Criminon Second Chance

What is Criminon Second Chance?

The Criminon Second Chance program is a sister program to the controversial drug rehab program, Narconon, based on the tenets of Scientology and its founder, science-fiction writer L. Ron Hubbard. While they claim to be unaffiliated with the Church itself, the centerpiece of their “treatment” deals with the usage of saunas and dangerous levels of vitamins - Scientology’s “Purification Rundown”.

The Criminon Second Chance program should not be confused with the Second Chance Act, an act of federal legislation signed on April 9, 2008 and designed to improve outcomes for people returning to communities from prisons and jails; Second Chance Ministries, a Christian faith based re-entry program that helps convicts transition back into society; or numerous other programs with similar names.

What's this about Criminon in Albuquerque, New Mexico?

In September of 2006, the program found its way to the Duke City, housing itself in an old jail facility on the city’s west side under the guise of rehabilitating low-risk offenders of their chemical dependencies. They managed to secure nearly $1.5 MILLION dollars in government funding - although how much of that they actually managed to wrangle out of the unsuspecting taxpayers is still somewhat of a mystery.

The organization’s controversy only continued to grow when it was revealed that a convicted former New Mexico judge had been hired to lobby New Mexico judges to refer inmates to the program. While many judges balked at the idea, some still bought into the act and sent offenders to this facility. But it turns out that Second Chance wasn’t living up to their agreement....

In December of 2008, it was discovered that Second Chance violated its lease by housing violent inmates and felons - acting more like a jail overflow facility than a drug treatment operation as they had claimed. In addition, they had made modifications to the building itself - installing a sauna for the inmates (as required for the Purification Rundown). Investigations were started by city officials, who came to the only inevitable conclusion - Second Chance had to go. They were served with a notice of eviction and given one month to pack up and leave town. Well, they left town, all right. They packed up and left in the middle of the night, gutting the facility and leaving not only an empty building, but a $672,000 bill from the city, state and the IRS for in unpaid rent, utility bills and tax liens. They even took fixtures that were part of the building facilities (not Second Chance's property) with them when they went. Local employees were unpaid and abandoned.

What did Second Chance have to say?

Nobody knows. The directors of the program, Joy Westrum and her husband, Rick Pendery, have been awfully quiet about things. Local news outlets attempted on numerous occasions to get answers, but they chose not to comment. If they’ve got nothing to hide, why not go public and actually answer the questions? Although, it is interesting to add, Ms.
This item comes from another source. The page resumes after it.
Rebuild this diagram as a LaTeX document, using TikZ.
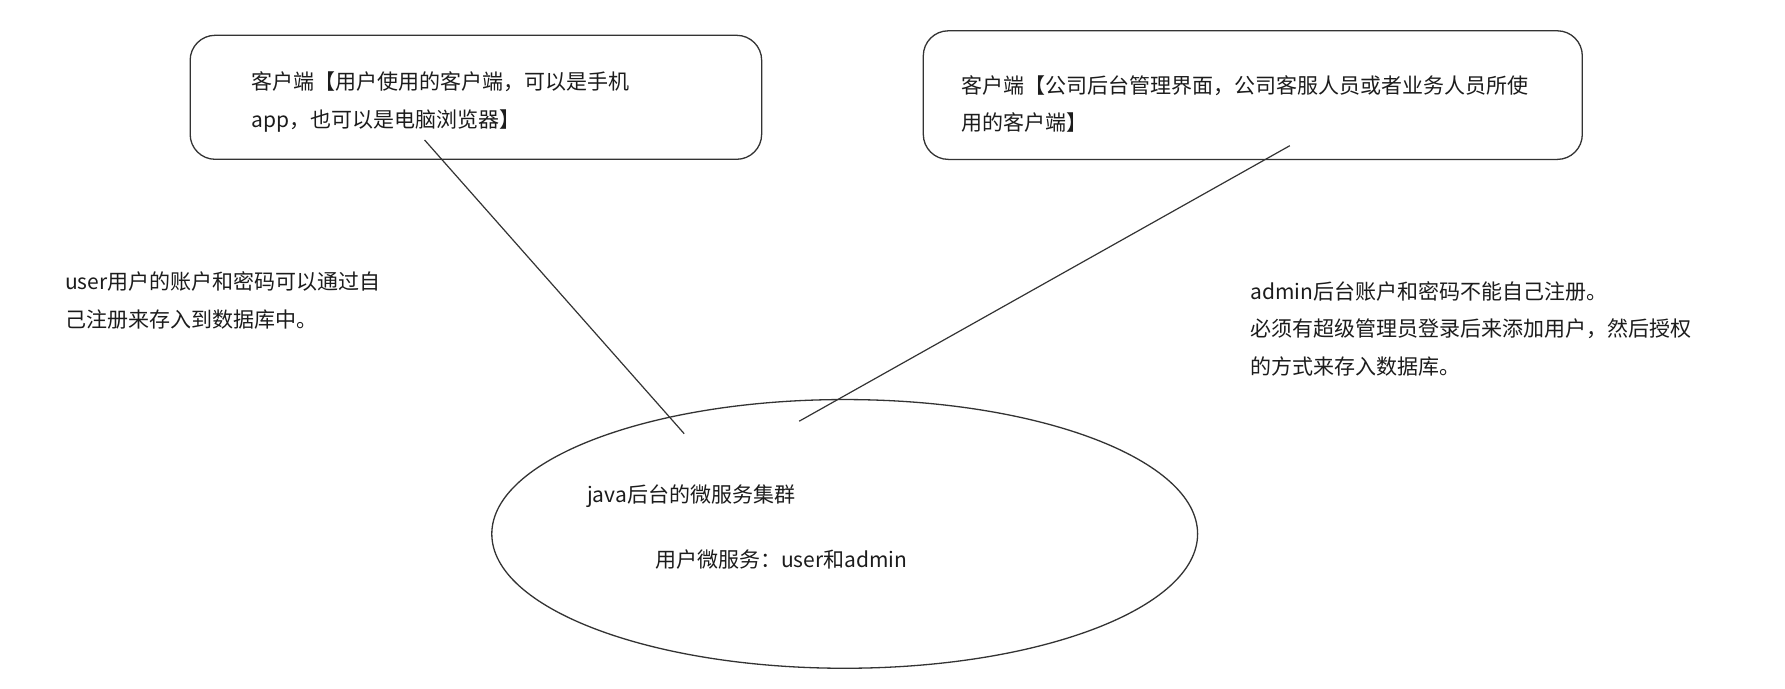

Westrum denied that Second Chance was a front for Scientology, even though virtually every aspect of the program came straight from the playbook of L. Ron Hubbard. Another interesting note is the claim that was made by Second Chance of a 80-90% success rate - a figure found to be grossly exaggerated by independent studies which determined the true success rate is far lower than Westrum and Pendery claimed.

Will the city ever get the money owed by Second Chance?

Good question. To our knowledge, the issue has not been raised to Mayor Berry - yet. State officials have also not stated whether or not they will pursue any sort of legal action against Second Chance.

Not a month after sneaking out of Albuquerque, the Second Chance promoters popped up in Hawaii, trying to sell their program to the state prison system. However, tales of the debacle in New Mexico followed, and Hawaiian legislators quickly rejected their offer.